What Investors Should Watch
Key Metrics and Guidance
Beyond the headline revenue and EPS figures, several specific metrics will provide insight into NVIDIA's business health and trajectory. Data center revenue growth rate compared to expectations will indicate whether AI infrastructure demand continues to accelerate. Gross margin trends will reveal pricing power and manufacturing efficiency as Blackwell production scales. Operating expense growth will show how aggressively NVIDIA is investing to defend its market position through R&D and sales expansion.
Forward guidance for Q2 and the full fiscal year will likely have more impact on the stock price than Q1 results themselves. Investors want confirmation that the $500 billion revenue visibility figure remains intact and that demand trends support continued growth throughout fiscal 2027. Any adjustments to guidance, whether upward or downward, will significantly influence investor sentiment.

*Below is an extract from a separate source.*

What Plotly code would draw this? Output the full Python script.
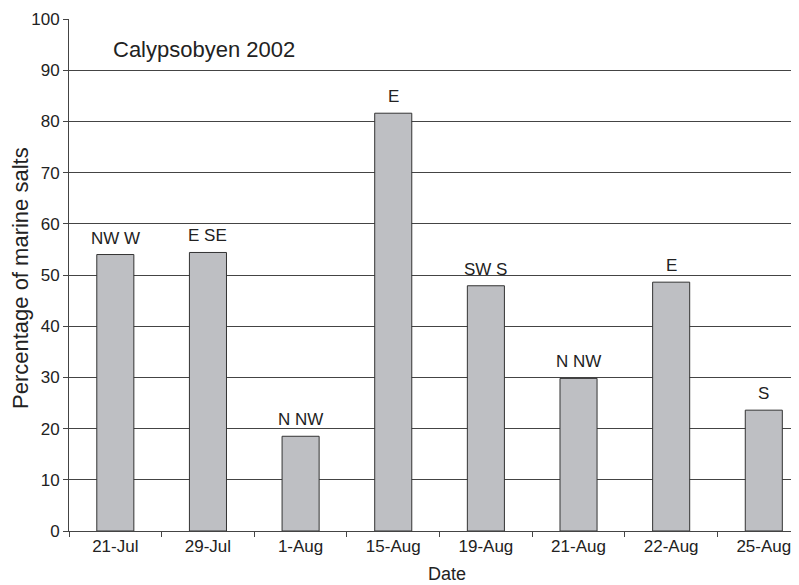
import plotly.graph_objects as go

dates = ["21-Jul", "29-Jul", "1-Aug", "15-Aug", "19-Aug", "21-Aug", "22-Aug", "25-Aug"]
marine_pct = [54.0, 54.4, 18.5, 81.6, 47.9, 29.8, 48.6, 23.6]
wind_dirs = ["NW W", "E SE", "N NW", "E", "SW S", "N NW", "E", "S"]

FONT = "Liberation Sans, Arial, sans-serif"
GRID = "#444444"
TXT = "#222222"

fig = go.Figure()
fig.add_trace(go.Bar(
    x=dates, y=marine_pct, width=0.40,
    marker=dict(color="#BEBFC3", line=dict(color="#333333", width=1)),
    hoverinfo="x+y", showlegend=False,
))

for d, v, w in zip(dates, marine_pct, wind_dirs):
    fig.add_annotation(x=d, y=v, text=w, showarrow=False, xanchor="center",
                       yanchor="bottom", yshift=5, font=dict(family=FONT, size=17, color=TXT))

fig.add_annotation(xref="paper", yref="paper", x=0.058, y=0.94, text="Calypsobyen 2002",
                   showarrow=False, xanchor="left", yanchor="middle",
                   font=dict(family=FONT, size=22, color=TXT))

# axis titles
fig.add_annotation(xref="paper", yref="paper", x=0, y=0.5, xshift=-49, yshift=-3,
                   text="Percentage of marine salts", textangle=-90, showarrow=False,
                   xanchor="center", yanchor="middle",
                   font=dict(family=FONT, size=22, color=TXT))
fig.add_annotation(xref="paper", yref="paper", x=0.518, y=0, yshift=-43,
                   text="Date", showarrow=False, xanchor="center", yanchor="middle",
                   font=dict(family=FONT, size=18, color=TXT))

# page body has an 8px margin, so the figure is sized to end at the window edge
fig.update_layout(
    width=791, height=577,
    margin=dict(l=61, r=0, t=11, b=54, autoexpand=False),
    paper_bgcolor="white", plot_bgcolor="white",
    font=dict(family=FONT, size=17, color=TXT),
)
fig.update_xaxes(
    type="category", range=[-0.5, 7.38], automargin=False,
    showline=True, linecolor=GRID, linewidth=1,
    ticks="outside", ticklen=5, tickcolor=GRID, tickson="boundaries",
    showgrid=False,
    tickfont=dict(family=FONT, size=17, color=TXT),
)
fig.update_yaxes(
    range=[0, 100], dtick=10, automargin=False,
    showline=True, linecolor=GRID, linewidth=1,
    ticks="outside", ticklen=5, tickcolor=GRID,
    showgrid=True, gridcolor=GRID, gridwidth=1, zeroline=False,
    tickfont=dict(family=FONT, size=17, color=TXT),
)

fig.write_html("out.html")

Management commentary about competitive dynamics, particularly any indications of pricing pressure or customer experimentation with alternative solutions, will also be important. While NVIDIA's competitive position remains strong, early signs of share loss to AMD or custom silicon could signal longer-term challenges that might affect valuation multiples.

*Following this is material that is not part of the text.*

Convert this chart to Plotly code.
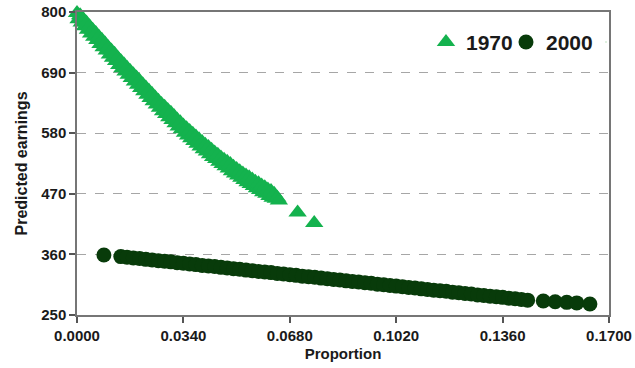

Stock-Buyback Plans and Capital Allocation
NVIDIA's capital allocation decisions represent another area of investor interest. The company's cash generation has been extraordinary, providing substantial flexibility for investments, acquisitions, and shareholder returns. Any updates on stock buyback plans or dividend policy could influence investor perception of the stock's total return potential.

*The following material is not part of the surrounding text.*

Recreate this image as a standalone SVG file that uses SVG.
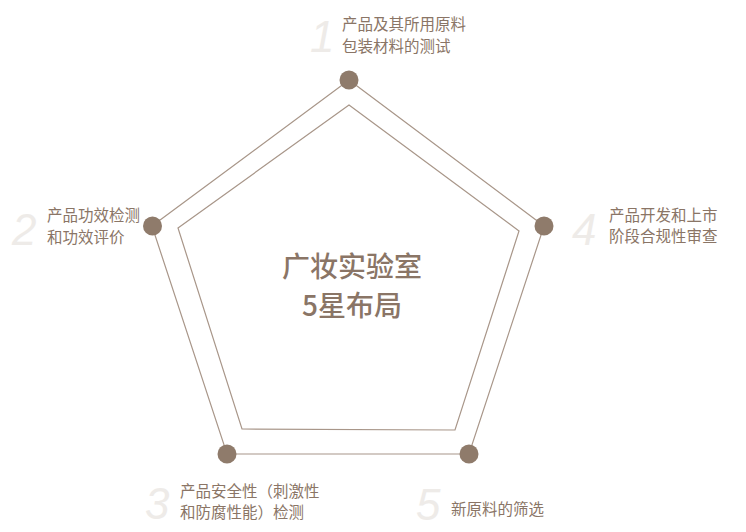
<svg xmlns="http://www.w3.org/2000/svg" width="746" height="532" viewBox="0 0 746 532">
<style>
.line{fill:none;stroke:#a89689;stroke-width:1.2}
.dot{fill:#8f7b6b}
.lbl{font-family:"Noto Sans CJK SC","Liberation Sans",sans-serif;font-size:15.5px;fill:#8a7566}
.num{font-family:"Liberation Sans",sans-serif;font-style:italic;font-size:44px;fill:#eeebe8}
.title{font-family:"Noto Sans CJK SC","Liberation Sans",sans-serif;font-size:28px;font-weight:500;fill:#8a7566;text-anchor:middle}
</style>
<rect width="746" height="532" fill="#ffffff"/>
<g id="connectors">
<polygon class="line" points="349,80 544,226 469,454 227,454 152,226"/>
<polygon class="line" points="349,105 519,231 455,430 242,429 178,228"/>
</g>
<g id="center">
<text class="title" x="352" y="277">广妆实验室</text>
<text class="title" x="352" y="316">5星布局</text>
</g>
<g id="node1">
<circle class="dot" cx="349" cy="80" r="9.5"/>
<text class="num" x="310" y="52">1</text>
<text class="lbl" x="342" y="30">产品及其所用原料</text>
<text class="lbl" x="342" y="52">包装材料的测试</text>
</g>
<g id="node2">
<circle class="dot" cx="152.5" cy="226" r="9.5"/>
<text class="num" x="12" y="245">2</text>
<text class="lbl" x="47" y="221">产品功效检测</text>
<text class="lbl" x="47" y="243">和功效评价</text>
</g>
<g id="node3">
<circle class="dot" cx="227" cy="454" r="9.5"/>
<text class="num" x="145" y="519">3</text>
<text class="lbl" x="180" y="497">产品安全性（刺激性</text>
<text class="lbl" x="180" y="518">和防腐性能）检测</text>
</g>
<g id="node4">
<circle class="dot" cx="544" cy="226" r="9.5"/>
<text class="num" x="572" y="245">4</text>
<text class="lbl" x="609" y="221">产品开发和上市</text>
<text class="lbl" x="609" y="242">阶段合规性审查</text>
</g>
<g id="node5">
<circle class="dot" cx="469" cy="454" r="9.5"/>
<text class="num" x="416" y="520">5</text>
<text class="lbl" x="451" y="515">新原料的筛选</text>
</g>
</svg>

Strategic investments in adjacent markets, including robotics, autonomous vehicles, and edge AI, could also provide incremental growth opportunities. While these markets remain small relative to data center revenue, they represent potential diversification that could support long-term growth as the AI infrastructure buildout matures.
Conclusion
NVIDIA enters its Q1 2026 earnings report with extraordinarily high expectations and a stock price that reflects substantial optimism. The consensus forecast of $78 billion in revenue and $1.76 EPS represents remarkable growth that would be exceptional for any company of NVIDIA's scale. The key question for investors is not whether NVIDIA will report strong results, but whether those results will be strong enough to justify the stock's premium valuation and support further price appreciation.
The data points heading into the report are generally favorable. Data center revenue growth of 75%, $500 billion in Blackwell and Rubin revenue visibility, and recent China market approvals all suggest NVIDIA remains well-positioned to capitalize on AI infrastructure demand. The company's 81% market share and CUDA ecosystem advantages provide substantial competitive moats that should sustain profitability even as competition intensifies.
However, investors should remain mindful of execution risks, valuation sensitivity, and competitive dynamics that could pressure margins or market share over time. The transition from Hopper to Blackwell, while proceeding well so far, requires flawless execution at unprecedented scale. Any indications of demand deceleration, pricing pressure, or supply constraints could trigger significant stock volatility.
For investors considering NVIDIA stock, the earnings report will provide crucial insights into whether the AI infrastructure buildout remains in its early innings or is approaching a more mature phase. The company's guidance and management commentary about demand trends, competitive positioning, and product roadmap execution will shape investment decisions for quarters to come. While NVIDIA's long-term prospects remain compelling given its dominant market position and the transformative potential of AI, the stock's elevated valuation demands continued exceptional execution.